Tuna revolution: A new market for soybeans

Tim Scates, an Illinois Soybean Association leader and soybean producer from Carmi, Illinois, feeds a soy-based formulation to ranched tuna near the Coronado Islands of Mexico during ISA trials.

A new market for soybeans will soon be available through North America’s first tuna hatchery.

Mark Albertson is with the Illinois Soybean Association which helped fund research on feeding tuna a soybean-based diet, instead of other fish. 

We started doing research with tuna about three years ago and we are very pleased that we have made some big breakthroughs on formulating diets for tuna.”

He tells Brownfield some tuna populations are reaching the endangered species list, but the feed they have created will allow tuna to be grown in a hatchery setting like salmon and catfish.

He says it takes four pounds of feed for a tuna to gain one pound and it takes about two years on the soybean feed diet for one tuna to reach market size, which is good news for farmers.

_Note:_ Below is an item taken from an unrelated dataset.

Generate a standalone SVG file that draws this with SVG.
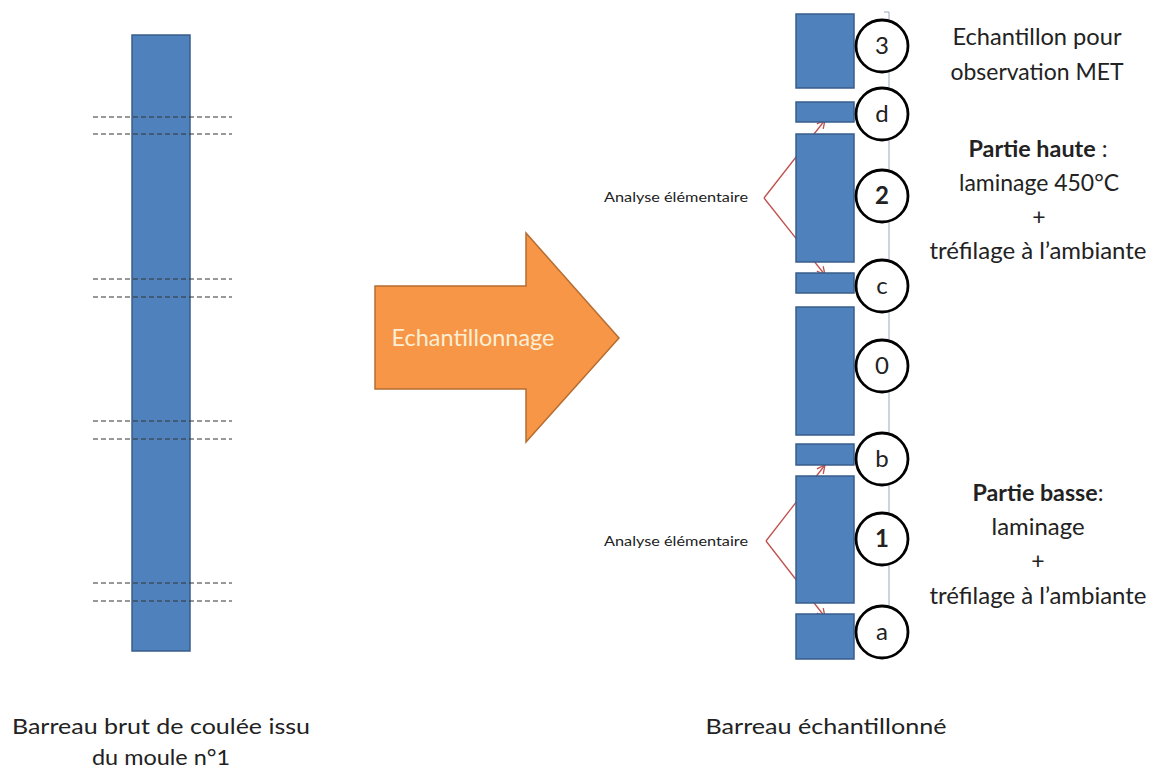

“This is a brand new competitive space where soybean farmers can stand to have a lot more demand.”

Albertson says they are partnering with researchers in Japan and Spain to put in a tuna hatchery in San Diego, which will only be the third one worldwide. They expect to hatch the first batch of tuna this summer.

The Foundation for Food and Agricultural Research has matched funds put into the research.

The Soy Aquaculture Alliance and Ohio Soybean Association are among other partners of the project.